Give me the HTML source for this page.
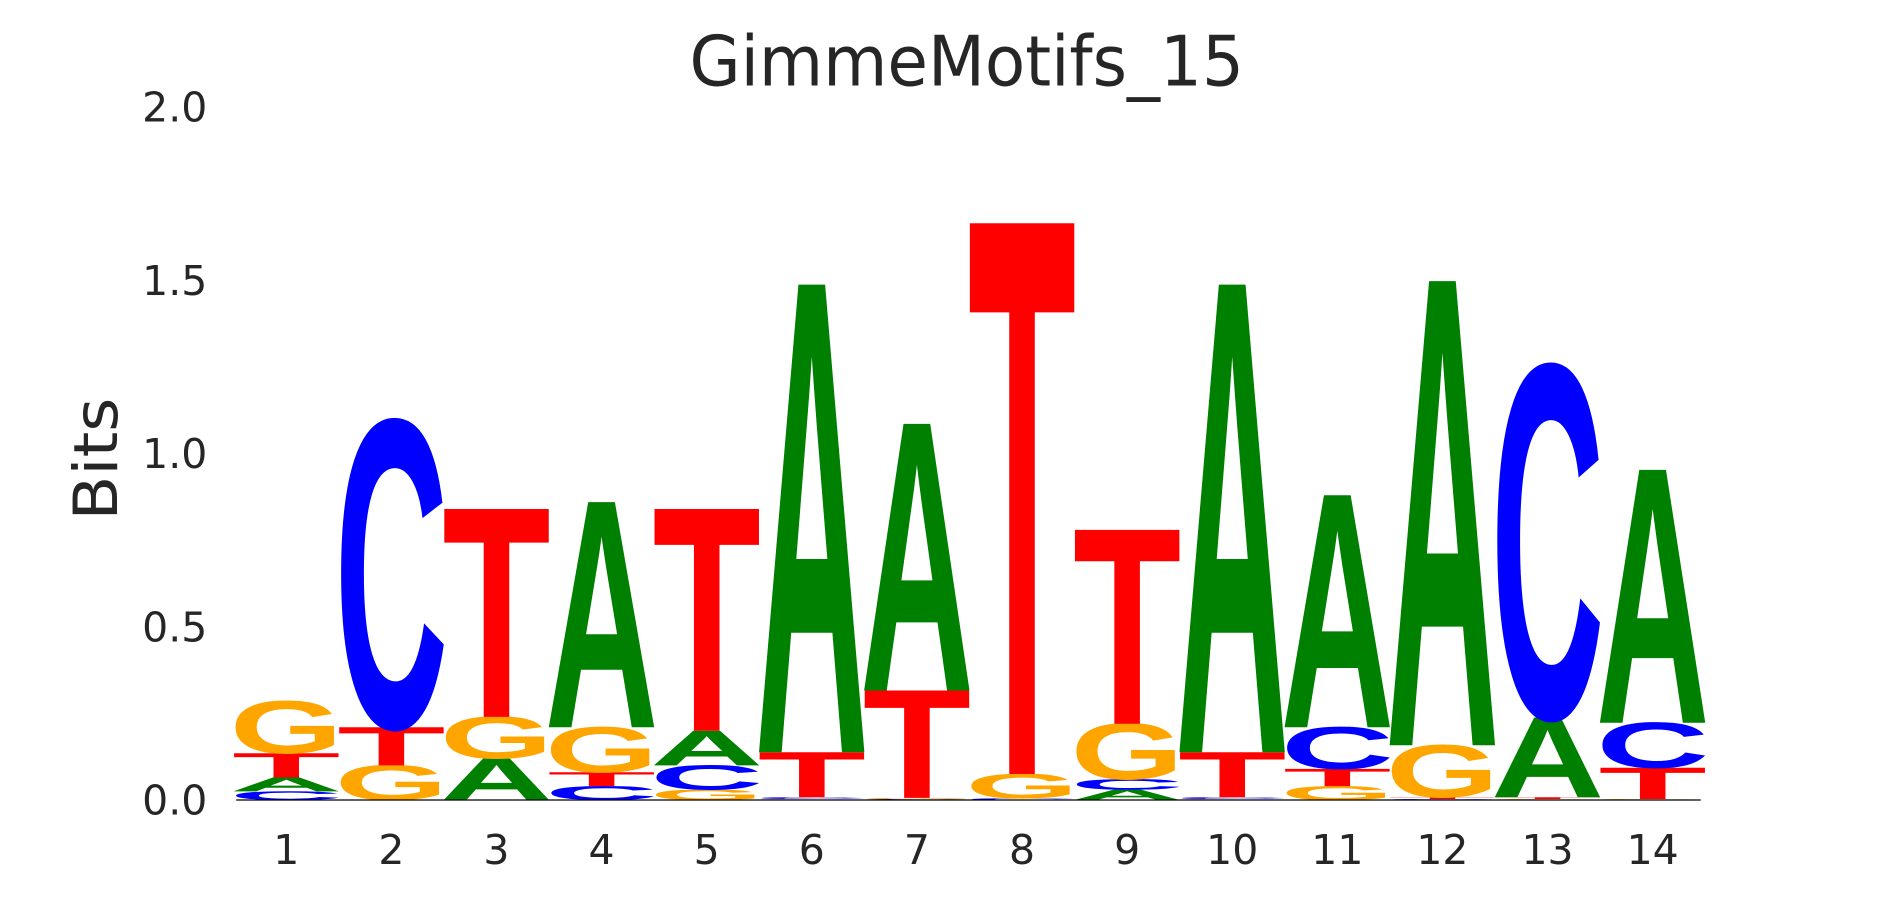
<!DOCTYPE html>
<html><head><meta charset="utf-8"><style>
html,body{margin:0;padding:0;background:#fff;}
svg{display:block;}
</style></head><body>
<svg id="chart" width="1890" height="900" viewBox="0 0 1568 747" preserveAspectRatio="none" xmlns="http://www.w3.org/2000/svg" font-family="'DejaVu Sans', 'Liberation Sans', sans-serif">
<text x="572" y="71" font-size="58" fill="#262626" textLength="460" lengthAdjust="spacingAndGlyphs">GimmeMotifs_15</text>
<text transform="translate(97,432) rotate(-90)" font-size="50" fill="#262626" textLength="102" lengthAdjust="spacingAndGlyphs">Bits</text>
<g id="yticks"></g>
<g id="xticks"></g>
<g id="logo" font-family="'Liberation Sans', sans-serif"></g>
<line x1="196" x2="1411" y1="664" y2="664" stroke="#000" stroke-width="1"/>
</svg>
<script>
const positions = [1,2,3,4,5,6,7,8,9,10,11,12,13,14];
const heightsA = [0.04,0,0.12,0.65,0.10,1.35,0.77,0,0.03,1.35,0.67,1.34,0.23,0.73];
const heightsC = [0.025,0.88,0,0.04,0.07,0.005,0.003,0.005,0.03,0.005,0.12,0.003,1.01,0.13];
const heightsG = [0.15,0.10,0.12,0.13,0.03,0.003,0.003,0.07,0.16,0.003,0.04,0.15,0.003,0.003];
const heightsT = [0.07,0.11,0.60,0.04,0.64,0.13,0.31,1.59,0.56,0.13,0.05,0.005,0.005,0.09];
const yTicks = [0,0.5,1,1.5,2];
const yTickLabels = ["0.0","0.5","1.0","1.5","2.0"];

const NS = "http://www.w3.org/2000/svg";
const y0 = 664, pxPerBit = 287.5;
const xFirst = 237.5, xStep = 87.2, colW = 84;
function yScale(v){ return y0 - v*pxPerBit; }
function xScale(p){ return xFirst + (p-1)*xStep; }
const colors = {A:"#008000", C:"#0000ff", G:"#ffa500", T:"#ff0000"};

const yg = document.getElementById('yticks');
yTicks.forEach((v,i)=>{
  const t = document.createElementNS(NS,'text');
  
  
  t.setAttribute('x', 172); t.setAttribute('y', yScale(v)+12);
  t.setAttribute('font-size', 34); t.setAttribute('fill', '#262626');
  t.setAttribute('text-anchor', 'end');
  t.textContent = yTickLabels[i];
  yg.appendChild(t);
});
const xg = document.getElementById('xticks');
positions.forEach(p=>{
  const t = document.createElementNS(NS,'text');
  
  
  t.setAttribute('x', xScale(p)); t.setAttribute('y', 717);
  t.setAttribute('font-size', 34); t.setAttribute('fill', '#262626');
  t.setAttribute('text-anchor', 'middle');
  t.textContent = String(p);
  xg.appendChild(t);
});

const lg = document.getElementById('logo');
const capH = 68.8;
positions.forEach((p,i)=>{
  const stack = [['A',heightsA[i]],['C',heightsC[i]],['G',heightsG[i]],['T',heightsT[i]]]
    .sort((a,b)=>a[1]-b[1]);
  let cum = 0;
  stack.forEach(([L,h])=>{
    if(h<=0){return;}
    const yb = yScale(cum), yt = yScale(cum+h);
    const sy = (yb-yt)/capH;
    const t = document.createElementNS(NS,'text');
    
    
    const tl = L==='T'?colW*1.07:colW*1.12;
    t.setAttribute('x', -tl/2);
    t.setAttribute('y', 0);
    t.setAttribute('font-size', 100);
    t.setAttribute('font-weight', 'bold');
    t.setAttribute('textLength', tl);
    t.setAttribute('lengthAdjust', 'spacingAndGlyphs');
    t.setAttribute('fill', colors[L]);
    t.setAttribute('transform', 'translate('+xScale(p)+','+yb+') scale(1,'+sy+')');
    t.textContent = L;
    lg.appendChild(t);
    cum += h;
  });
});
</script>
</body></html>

########################################

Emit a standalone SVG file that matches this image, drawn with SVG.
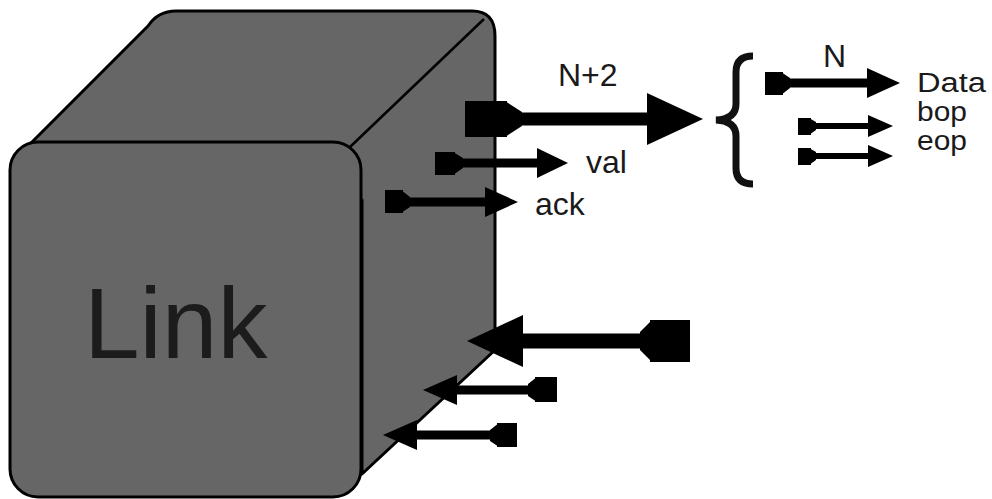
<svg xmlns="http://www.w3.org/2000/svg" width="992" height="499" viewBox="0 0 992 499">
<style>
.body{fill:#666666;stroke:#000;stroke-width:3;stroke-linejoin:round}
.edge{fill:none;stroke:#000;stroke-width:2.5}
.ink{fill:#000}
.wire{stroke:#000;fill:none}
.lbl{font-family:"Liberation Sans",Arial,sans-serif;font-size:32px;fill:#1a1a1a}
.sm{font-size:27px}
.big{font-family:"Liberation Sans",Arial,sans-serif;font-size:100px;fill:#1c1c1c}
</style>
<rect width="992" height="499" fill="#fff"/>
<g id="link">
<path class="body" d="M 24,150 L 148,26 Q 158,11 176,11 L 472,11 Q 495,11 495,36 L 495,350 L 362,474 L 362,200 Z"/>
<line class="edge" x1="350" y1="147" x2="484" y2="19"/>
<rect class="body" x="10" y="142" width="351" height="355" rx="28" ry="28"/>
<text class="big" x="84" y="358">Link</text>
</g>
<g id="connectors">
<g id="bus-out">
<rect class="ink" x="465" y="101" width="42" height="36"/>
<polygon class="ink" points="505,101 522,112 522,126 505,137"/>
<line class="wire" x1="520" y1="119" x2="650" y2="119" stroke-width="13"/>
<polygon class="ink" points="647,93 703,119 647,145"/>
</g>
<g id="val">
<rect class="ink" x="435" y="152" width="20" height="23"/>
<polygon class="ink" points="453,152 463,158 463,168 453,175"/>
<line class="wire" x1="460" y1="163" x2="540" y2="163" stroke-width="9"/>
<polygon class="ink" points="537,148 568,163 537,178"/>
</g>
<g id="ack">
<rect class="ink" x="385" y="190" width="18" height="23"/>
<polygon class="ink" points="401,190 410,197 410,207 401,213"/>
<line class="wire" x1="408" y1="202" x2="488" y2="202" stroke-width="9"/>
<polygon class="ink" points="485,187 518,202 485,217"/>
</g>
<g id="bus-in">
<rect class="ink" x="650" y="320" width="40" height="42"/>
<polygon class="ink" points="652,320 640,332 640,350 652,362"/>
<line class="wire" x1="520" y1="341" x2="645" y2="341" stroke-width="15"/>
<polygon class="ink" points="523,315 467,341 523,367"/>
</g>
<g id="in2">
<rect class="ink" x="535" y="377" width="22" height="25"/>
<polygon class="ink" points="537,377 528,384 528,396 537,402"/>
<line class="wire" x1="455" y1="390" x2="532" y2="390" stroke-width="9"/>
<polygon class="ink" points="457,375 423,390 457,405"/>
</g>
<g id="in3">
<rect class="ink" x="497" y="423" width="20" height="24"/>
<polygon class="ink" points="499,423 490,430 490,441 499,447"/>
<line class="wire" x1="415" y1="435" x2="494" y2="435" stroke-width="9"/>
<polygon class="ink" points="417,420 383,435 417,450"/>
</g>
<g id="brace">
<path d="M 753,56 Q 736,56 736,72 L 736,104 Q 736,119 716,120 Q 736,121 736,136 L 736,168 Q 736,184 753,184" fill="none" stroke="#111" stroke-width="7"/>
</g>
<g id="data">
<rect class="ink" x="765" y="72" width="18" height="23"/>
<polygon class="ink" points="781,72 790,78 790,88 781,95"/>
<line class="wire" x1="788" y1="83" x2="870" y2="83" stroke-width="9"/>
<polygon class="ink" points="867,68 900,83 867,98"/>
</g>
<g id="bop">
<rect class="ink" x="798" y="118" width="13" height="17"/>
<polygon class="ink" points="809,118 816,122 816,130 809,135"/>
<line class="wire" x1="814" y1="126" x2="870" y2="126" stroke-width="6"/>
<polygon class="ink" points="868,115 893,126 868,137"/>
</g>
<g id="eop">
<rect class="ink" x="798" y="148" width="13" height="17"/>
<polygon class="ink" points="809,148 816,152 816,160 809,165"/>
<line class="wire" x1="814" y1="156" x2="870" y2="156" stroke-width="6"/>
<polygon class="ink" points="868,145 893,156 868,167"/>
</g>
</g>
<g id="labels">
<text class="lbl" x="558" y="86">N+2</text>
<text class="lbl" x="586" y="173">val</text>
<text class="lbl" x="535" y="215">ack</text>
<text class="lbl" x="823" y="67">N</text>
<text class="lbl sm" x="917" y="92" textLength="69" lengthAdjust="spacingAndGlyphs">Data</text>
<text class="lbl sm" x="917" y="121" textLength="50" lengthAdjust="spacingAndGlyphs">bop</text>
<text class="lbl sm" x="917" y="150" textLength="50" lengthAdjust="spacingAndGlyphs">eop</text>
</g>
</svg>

########################################

Each line in the data that holds the string "this" should be found and copied.

Give me the HTML source for this page.
Emit a standalone SVG file that matches this image, drawn with SVG.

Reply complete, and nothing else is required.